La révolution numérique est une autre priorité. L’académie de Paris doit prendre ce tournant essentiel pour les élèves et les dispositifs pédagogiques. On va beaucoup y travailler dans les mois et les années qui viennent. Vous retrouverez tout cela dans le projet académique 2013-2016, que nous sommes en train d’élaborer avec le directeur de l’académie et qui sera validé à l’été.

Qu’aimeriez-vous le plus accomplir à la tête de l’académie de Paris ?

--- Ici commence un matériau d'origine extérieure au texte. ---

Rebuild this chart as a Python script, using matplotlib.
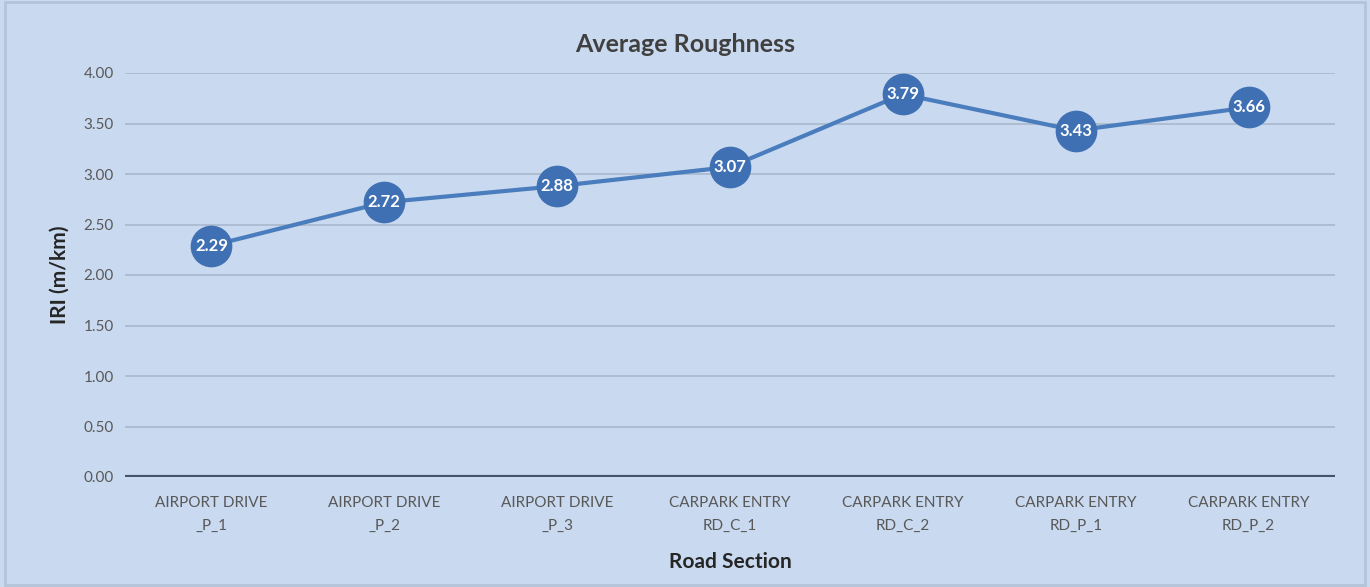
import matplotlib.pyplot as plt
import numpy as np

plt.rcParams['font.family'] = ['Lato', 'DejaVu Sans']

sections = ["AIRPORT DRIVE\n_P_1", "AIRPORT DRIVE\n_P_2", "AIRPORT DRIVE\n_P_3",
            "CARPARK ENTRY\nRD_C_1", "CARPARK ENTRY\nRD_C_2",
            "CARPARK ENTRY\nRD_P_1", "CARPARK ENTRY\nRD_P_2"]
iri = [2.29, 2.72, 2.88, 3.07, 3.79, 3.43, 3.66]
yticks = [0.0, 0.5, 1.0, 1.5, 2.0, 2.5, 3.0, 3.5, 4.0]

bg = '#c9d9ef'
line_col = '#4a7dbd'

fig = plt.figure(figsize=(13.7, 5.87), dpi=100, facecolor=bg)
ax = fig.add_axes([125 / 1370, 1 - 477 / 587, 1210 / 1370, 404 / 587])
ax.set_facecolor(bg)

x = np.arange(len(iri))
ax.plot(x, iri, color=line_col, lw=3, marker='o', ms=29,
        mfc='#3f70b3', mec='#3f70b3', zorder=3)
for xi, v in zip(x, iri):
    ax.text(xi, v, f"{v:.2f}", color='white', fontsize=12, fontweight='bold',
            ha='center', va='center', zorder=4)

ax.set_xlim(-0.5, len(iri) - 0.5)
ax.set_ylim(0, 4)
ax.set_yticks(yticks)
ax.set_yticklabels([f"{t:.2f}" for t in yticks], color='#595959', fontsize=11)
ax.set_xticks(x)
ax.set_xticklabels(sections, color='#595959', fontsize=11, linespacing=1.75)
ax.tick_params(axis='y', length=0, pad=8)
ax.tick_params(axis='x', length=0, pad=14)
ax.yaxis.grid(True, color='#a9b8cc', lw=1.2)
ax.set_axisbelow(True)
ax.axhline(0, color='#44546a', lw=3, zorder=2)
for s in ax.spines.values():
    s.set_visible(False)

ax.set_xlabel("Road Section", fontsize=15, fontweight='bold', color='#262626', labelpad=14)
ax.set_ylabel("IRI (m/km)", fontsize=15, fontweight='bold', color='#262626', labelpad=10)
fig.text(0.5, 1 - 45 / 587, "Average Roughness", fontsize=18, fontweight='bold',
         color='#404040', ha='center', va='center')

# thin frame round the whole chart
fig.patches.append(plt.Rectangle((0.004, 0.004), 0.992, 0.992, transform=fig.transFigure,
                                 fill=False, ec='#b4c3d8', lw=2))

fig.savefig("out.png", dpi=100, facecolor=bg)
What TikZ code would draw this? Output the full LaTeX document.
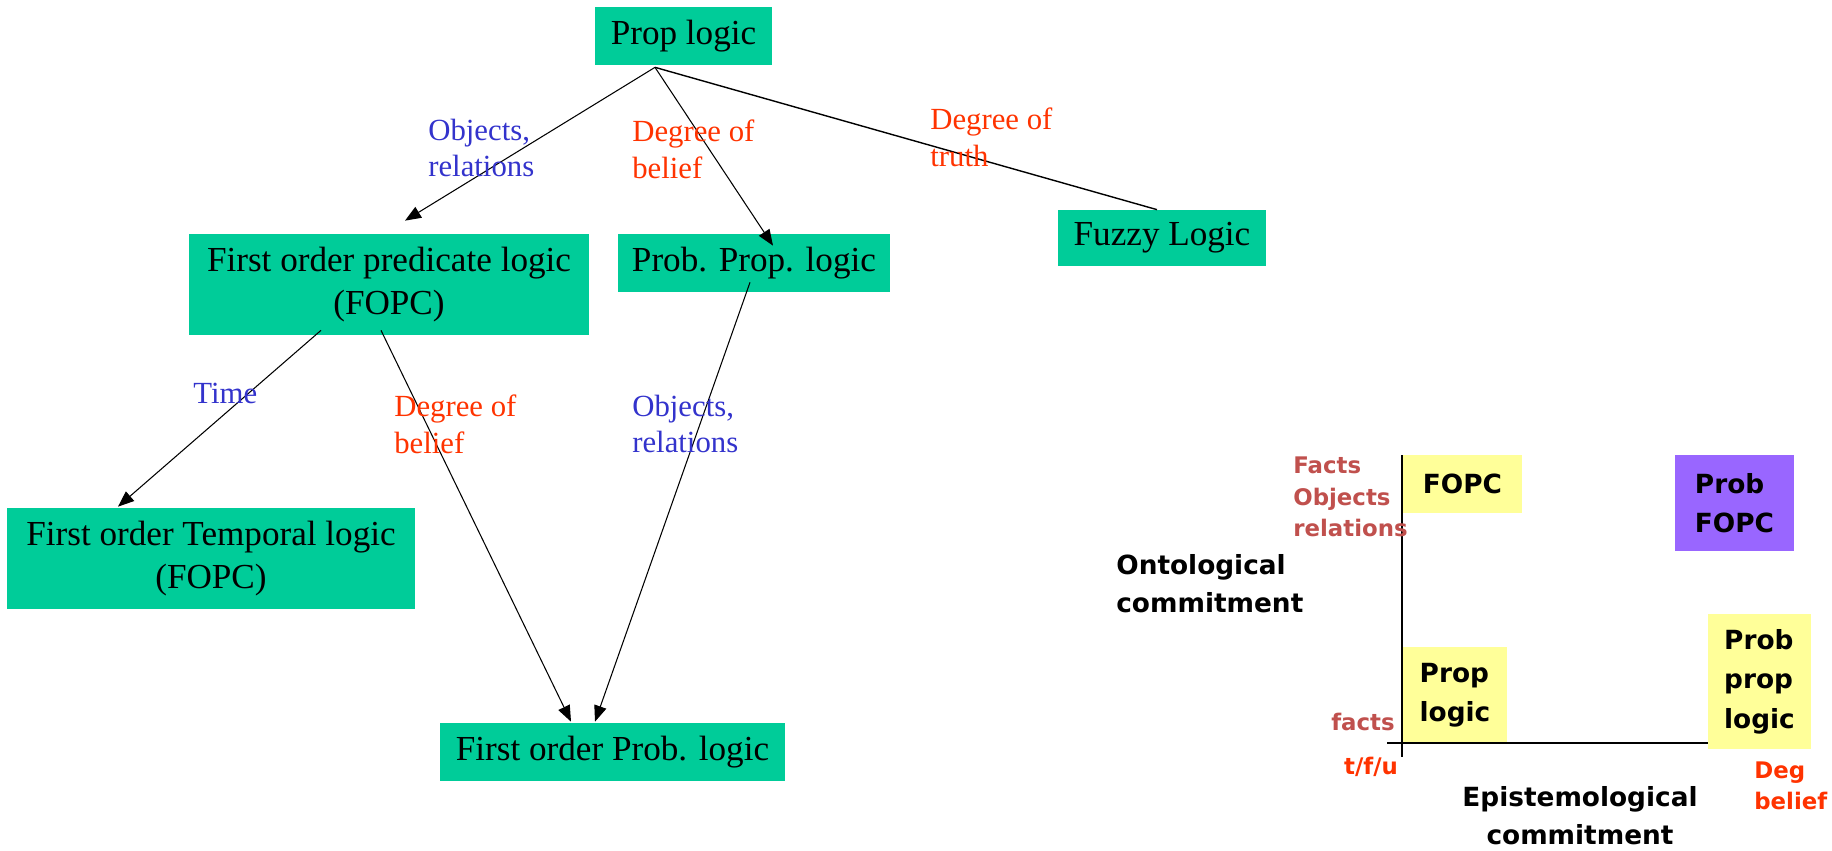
\documentclass[tikz,border=0pt]{standalone}
\usepackage{fontspec}
\setmainfont{Liberation Serif}
\newfontfamily\comicfont{DejaVu Sans}
\definecolor{logicGreen}{RGB}{0,204,153}
\definecolor{logicBlue}{RGB}{51,51,204}
\definecolor{logicRed}{RGB}{255,51,0}
\definecolor{noteYellow}{RGB}{255,255,153}
\definecolor{notePurple}{RGB}{153,102,255}
\definecolor{axisBrown}{RGB}{192,80,77}
\usetikzlibrary{arrows.meta,positioning,calc}
\newcommand{\commitfont}{\comicfont\bfseries}

\tikzset{
  logicbox/.style={rectangle, fill=logicGreen, inner sep=0pt, align=center,
    font=\fontsize{20}{24}\selectfont},
  bluelabel/.style={anchor=west, align=left, text=logicBlue, inner sep=0pt,
    font=\fontsize{17.5}{21}\selectfont},
  redlabel/.style={bluelabel, text=logicRed},
  link/.style={-{Triangle[length=0.32cm,width=0.25cm]}, line width=0.6pt},
  notebox/.style={rectangle, fill=noteYellow, inner sep=0pt, align=left,
    font=\commitfont\fontsize{15}{22.4}\selectfont},
  axislabel/.style={inner sep=0pt, align=left, text=axisBrown,
    font=\commitfont\fontsize{13}{18}\selectfont},
  axistitle/.style={inner sep=0pt, font=\commitfont\fontsize{15}{21.5}\selectfont}
}

\begin{document}
\begin{tikzpicture}[x=0.02cm, y=-0.02cm]
  \useasboundingbox (0,0) rectangle (1832,851);

  \node[logicbox, minimum width=3.54cm, minimum height=1.16cm] (prop) at (683.5,36) {Prop logic};
  \node[logicbox, minimum width=8cm, minimum height=2.02cm] (fopc) at (389,284.5)
    {First order predicate logic\\(FOPC)};
  \node[logicbox, minimum width=5.44cm, minimum height=1.16cm] (probprop) at (754,263) {Prob. Prop. logic};
  \node[logicbox, minimum width=4.16cm, minimum height=1.12cm] (fuzzy) at (1162,238) {Fuzzy Logic};
  \node[logicbox, minimum width=8.16cm, minimum height=2.02cm] (temporal) at (211,558.5)
    {First order Temporal logic\\(FOPC)};
  \node[logicbox, minimum width=6.9cm, minimum height=1.16cm] (foprob) at (612.5,752) {First order Prob. logic};

  \draw[link] ($(prop.south)+(-28.5,2)$) -- ($(fopc.north)+(16,-13)$);
  \draw[link] ($(prop.south)+(-28.5,2)$) -- ($(probprop.north)+(19,12)$);
  \draw[line width=0.8pt] ($(prop.south)+(-28.5,2)$) -- ($(fuzzy.north)+(-5,0)$);
  \draw[link] ($(fopc.south)+(-68,-5)$) -- ($(temporal.north)+(-93,-1)$);
  \draw[link] ($(fopc.south)+(-8,-5)$) -- ($(foprob.north)+(-41.5,-1)$);
  \draw[link] ($(probprop.south)+(-4,-10)$) -- ($(foprob.north)+(-17.5,-1)$);

  \node[bluelabel] (objtop) at (428,148) {Objects,\\relations};
  \node[redlabel] (beltop) at (632,149) {Degree of\\belief};
  \node[redlabel] (truth) at (930,137) {Degree of\\truth};
  \node[bluelabel] (time) at (193,393) {Time};
  \node[redlabel] (belbot) at (394,424) {Degree of\\belief};
  \node[bluelabel] (objbot) at (632,424) {Objects,\\relations};

  \coordinate (ytop) at (1402,455);
  \coordinate (ybot) at (1402,757);
  \coordinate (xleft) at (1387,743);
  \node[notebox, minimum width=2.38cm, minimum height=1.16cm] (ffopc) at (1462.5,484) {FOPC};
  \node[notebox, fill=notePurple, minimum width=2.38cm, minimum height=1.92cm] (pfopc) at (1734.5,503) {Prob\\FOPC};
  \node[notebox, minimum width=2.08cm, minimum height=1.92cm] (pprop) at (1455,695) {Prop\\logic};
  \node[notebox, minimum width=2.06cm, minimum height=2.7cm] (ppl) at (1759.5,681.5) {Prob\\prop\\logic};
  \draw[line width=1.1pt] (ytop) -- (ybot);
  \draw[line width=1.1pt] (xleft) -- (xleft -| ppl.west);

  \node[axislabel, anchor=west] (ontfacts) at (1293,497) {Facts\\Objects\\relations};
  \node[axislabel, anchor=east] (facts) at (1395,722) {facts};
  \node[axislabel, text=logicRed] (tfu) at (1371,767) {t/f/u};
  \node[axislabel, text=logicRed, anchor=west] (degbel) at (1754,786) {Deg\\belief};
  \node[axistitle, align=center] (episte) at (1580,816) {Epistemological\\commitment};
  \node[axistitle, align=left, anchor=west] (onto) at (1116,584) {Ontological\\commitment};
\end{tikzpicture}
\end{document}
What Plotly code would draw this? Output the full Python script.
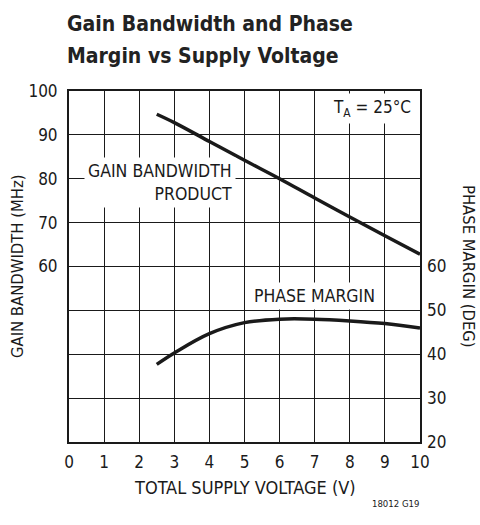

Lorsque je quitterai ma fonction de recteur, si nous n’avons pas réduit l’écart entre les meilleurs élèves et les plus fragiles, je considérerai que c’est un échec. La mesure de ma réussite personnelle en tant que recteur ne se fera pas sur l’amélioration des performances des très bons élèves, qui n’ont pas besoin de moi, mais sur l’aide apportée aux équipes pour améliorer celles des élèves plus fragiles. Si nous avons avancé là-dessus, par toutes les stratégies possibles, je considérerai que j’aurai réussi dans ma mission.



Paris : une académie particulière
Paris n’est pas la France ? Du côté de l’organisation de l’académie aussi, Paris, ville-département, fait figure d’exception. Le recteur de l’académie de Paris est, en effet, le seul du pays à disposer d’un vice-chancelier pour le supérieur. Il est également secondé d’un directeur de l’académie, lui-même assisté de deux DA-SEN (directeurs académiques des services de l’Éducation nationale) : l’un pour le premier, l’autre pour le second degré. Il y a également une vraie chancellerie, qui gère les biens des universités parisiennes. Les revenus des intérêts de ces biens lui permettent de remettre une cinquantaine de prix chaque année.